Here is an example where we specify cpu usage, allocated memory and container version in the pipeline string:
flowcraft build -t "fastqc={'version':'0.11.5'} \
trimmomatic={'cpus':'2'} \
spades={'memory':'\'10GB\''}" -o my_pipeline.nf
When a directive is not specified, it will assume the default value of the nextflow directive.
Warning
Take special care not to include any white space characters inside the
directives field. Common mistakes occur when specifying directives like
fastqc={'version': '0.11.5'}
.
Note
The values specified in these directives are placed in the
respective config files exactly as they are. For instance,
spades={'memory':'10GB'}"
will appear in the config as
spades.memory = 10Gb
, which will raise an error in nextflow because
10Gb
should be a string. Therefore, if you want a string you’ll need to add
the '
as in this example: spades={'memory':'\'10GB\''}"
. The
reason why these directives are not automatically converted is to allow
the specification of dynamic computing resources, such as
spades={'memory':'{10.Gb*task.attempt}'}"
Extra inputs¶
By default, only the first process (or processes) in a pipeline will receive
the raw input data provided by the user. However, the extra_input
special
directive allows one or more processes to receive input from an additional parameter
that is provided by the user:
reads_download integrity_coverage={'extra_input':'local'} trimmomatic spades
The default main input of this pipeline is a text file with accession numbers
for the reads_download
component. The extra_input
creates
a new parameter, named local
in this example, that allows us to provide
additional input data to the integrity_coverage
component directly:
nextflow run pipe.nf --accessions accession_list.txt --local "fastq/*_{1,2}.*"
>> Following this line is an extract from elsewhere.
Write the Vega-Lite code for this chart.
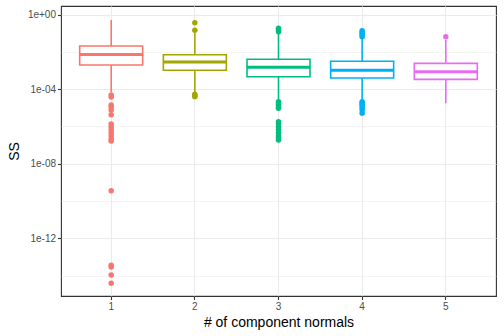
{
  "$schema": "https://vega.github.io/schema/vega-lite/v6.json",
  "width": 435,
  "height": 290,
  "autosize": {"type": "none"},
  "padding": {"left": 61, "top": 6, "right": 8, "bottom": 40},
  "background": "white",
  "config": {
    "font": "Liberation Sans",
    "view": {"stroke": "#333333", "strokeWidth": 1.1}
  },
  "datasets": {
    "boxes": [
      {"k": "1", "lo": 7.08e-5, "q1": 0.0020, "med": 0.00741, "q3": 0.0209, "hi": 0.525},
      {"k": "2", "lo": 7.08e-5, "q1": 0.00105, "med": 0.00288, "q3": 0.00708, "hi": 0.105},
      {"k": "3", "lo": 2.63e-5, "q1": 4.68e-4, "med": 0.00151, "q3": 0.00407, "hi": 0.1},
      {"k": "4", "lo": 2.63e-5, "q1": 3.98e-4, "med": 0.00105, "q3": 0.00316, "hi": 0.0562},
      {"k": "5", "lo": 1.74e-5, "q1": 3.39e-4, "med": 8.71e-4, "q3": 0.00245, "hi": 0.0437}
    ],
    "outliers": [
      {"k": "1", "v": 4.9e-5}, {"k": "1", "v": 3.8e-5}, {"k": "1", "v": 1.41e-5}, {"k": "1", "v": 1.12e-5},
      {"k": "1", "v": 7.6e-6}, {"k": "1", "v": 4.2e-6}, {"k": "1", "v": 1.35e-6}, {"k": "1", "v": 9.3e-7},
      {"k": "1", "v": 6.5e-7}, {"k": "1", "v": 4.5e-7}, {"k": "1", "v": 3.1e-7}, {"k": "1", "v": 2.1e-7},
      {"k": "1", "v": 1.66e-7}, {"k": "1", "v": 3.5e-10}, {"k": "1", "v": 3.6e-14}, {"k": "1", "v": 2.9e-14},
      {"k": "1", "v": 1.07e-14}, {"k": "1", "v": 3.8e-15},
      {"k": "2", "v": 0.37}, {"k": "2", "v": 0.145}, {"k": "2", "v": 5.4e-5}, {"k": "2", "v": 4.6e-5}, {"k": "2", "v": 4.0e-5},
      {"k": "3", "v": 0.186}, {"k": "3", "v": 0.151}, {"k": "3", "v": 0.123}, {"k": "3", "v": 2.14e-5},
      {"k": "3", "v": 1.82e-5}, {"k": "3", "v": 1.41e-5}, {"k": "3", "v": 1.12e-5}, {"k": "3", "v": 9.5e-6},
      {"k": "3", "v": 1.82e-6}, {"k": "3", "v": 1.35e-6}, {"k": "3", "v": 9.3e-7}, {"k": "3", "v": 6.5e-7},
      {"k": "3", "v": 4.5e-7}, {"k": "3", "v": 3.1e-7}, {"k": "3", "v": 2.4e-7}, {"k": "3", "v": 1.9e-7},
      {"k": "4", "v": 0.138}, {"k": "4", "v": 0.117}, {"k": "4", "v": 0.098}, {"k": "4", "v": 0.081},
      {"k": "4", "v": 0.066}, {"k": "4", "v": 2.14e-5}, {"k": "4", "v": 1.82e-5}, {"k": "4", "v": 1.51e-5},
      {"k": "4", "v": 1.26e-5}, {"k": "4", "v": 9.8e-6}, {"k": "4", "v": 7.6e-6}, {"k": "4", "v": 5.2e-6},
      {"k": "5", "v": 0.066}
    ]
  },
  "layer": [
    {
      "data": {"name": "boxes"},
      "mark": {"type": "rule", "strokeWidth": 1.6},
      "encoding": {
        "x": {
          "field": "k", "type": "ordinal",
          "scale": {"type": "band", "domain": ["1", "2", "3", "4", "5"], "paddingInner": 0, "paddingOuter": 0.1},
          "axis": {
            "title": "# of component normals", "grid": true, "bandPosition": 0.5, "domain": false,
            "ticks": true, "tickSize": 3.5, "tickColor": "#333333", "tickWidth": 1.1,
            "labelAngle": 0, "labelFontSize": 10, "labelColor": "#4D4D4D", "labelPadding": 2,
            "titleFontSize": 14, "titleFontWeight": "normal", "titleColor": "black", "titlePadding": 4,
            "gridColor": "#EBEBEB", "gridWidth": 1.1
          }
        },
        "y": {
          "field": "lo", "type": "quantitative",
          "scale": {"type": "log", "domain": [7.94e-16, 2.93], "nice": false},
          "axis": {
            "title": "SS",
            "values": [1, 1e-2, 1e-4, 1e-6, 1e-8, 1e-10, 1e-12, 1e-14],
            "labelExpr": "round(log(datum.value)/LN10) % 4 != 0 ? '' : (datum.value >= 1 ? '1e+00' : '1e-' + (round(-log(datum.value)/LN10) < 10 ? '0' : '') + round(-log(datum.value)/LN10))",
            "labelOverlap": false, "labelFlush": false,
            "grid": true, "gridColor": "#EBEBEB",
            "gridWidth": {"condition": {"test": "round(log(datum.value)/LN10) % 4 == 0", "value": 1.1}, "value": 0.55},
            "tickColor": {"condition": {"test": "round(log(datum.value)/LN10) % 4 == 0", "value": "#333333"}, "value": "rgba(0,0,0,0)"},
            "tickWidth": 1.1, "tickSize": 3.5, "domain": false,
            "labelFontSize": 10, "labelColor": "#4D4D4D", "labelPadding": 2,
            "titleFontSize": 14, "titleFontWeight": "normal", "titleColor": "black", "titlePadding": 6
          }
        },
        "y2": {"field": "hi"},
        "color": {
          "field": "k", "type": "nominal",
          "scale": {"domain": ["1", "2", "3", "4", "5"], "range": ["#F8766D", "#A3A500", "#00BF7D", "#00B0F6", "#E76BF3"]},
          "legend": null
        }
      }
    },
    {
      "data": {"name": "boxes"},
      "mark": {"type": "bar", "size": 63, "fill": "white", "strokeWidth": 1.6},
      "encoding": {
        "x": {"field": "k", "type": "ordinal"},
        "y": {"field": "q1", "type": "quantitative"},
        "y2": {"field": "q3"},
        "stroke": {
          "field": "k", "type": "nominal",
          "scale": {"domain": ["1", "2", "3", "4", "5"], "range": ["#F8766D", "#A3A500", "#00BF7D", "#00B0F6", "#E76BF3"]},
          "legend": null
        }
      }
    },
    {
      "data": {"name": "boxes"},
      "mark": {"type": "tick", "size": 63, "thickness": 3, "opacity": 1},
      "encoding": {
        "x": {"field": "k", "type": "ordinal"},
        "y": {"field": "med", "type": "quantitative"},
        "color": {"field": "k", "type": "nominal", "legend": null}
      }
    },
    {
      "data": {"name": "outliers"},
      "mark": {"type": "point", "filled": true, "size": 30, "opacity": 1},
      "encoding": {
        "x": {"field": "k", "type": "ordinal"},
        "y": {"field": "v", "type": "quantitative"},
        "color": {"field": "k", "type": "nominal", "legend": null}
      }
    }
  ]
}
What will happen in this pipeline, is that the fastq files provided to the
integrity_coverage
component will be mixed with the ones provided by the
reads_download
component. Therefore, if we provide 10 accessions and 10
fastq samples, we’ll end up with 20 samples being processed by the end of the
pieline.
It is important to note that the extra input parameter expected data compliant with the input type of the process. If files other than fastq files would be provided in the pipeline above, this would result in a pipeline error.
If the extra_input
directive is used on a component that has a different
input type from the first component in the pipeline, it is possible to use
the default
value:
trimmomatic spades abricate={'extra_input':'default'}
In this case, the input type of the first component if fastq and the input
type of abricate
is fasta. The default
value will make available the
default parameter for fasta raw input, which is fasta
:
nextflow run pipe.nf --fastq "fastq/*_{1,2}.*" --fasta "fasta/*.fasta"
Pipeline file¶
Instead of providing the pipeline components via the command line, you can specify them in a text file:
# my_pipe.txt
trimmomatic fastqc spades
And then provide the pipeline file to the -t
parameter:
flowcraft build -t my_pipe.txt -o my_pipe.nf
Pipeline files are usually more readable, particularly when they become more complex. Consider the following example:
integrity_coverage (
spades={'memory':'\'50GB\''} |
skesa={'memory':'\'40GB\'','cpus':'4'} |
trimmomatic fastqc (
spades pilon (abricate={'extra_input':'default'} | prokka) |
skesa pilon (abricate | prokka)
)
)
In addition to be more readable, it is also easier to edit, re-use and share.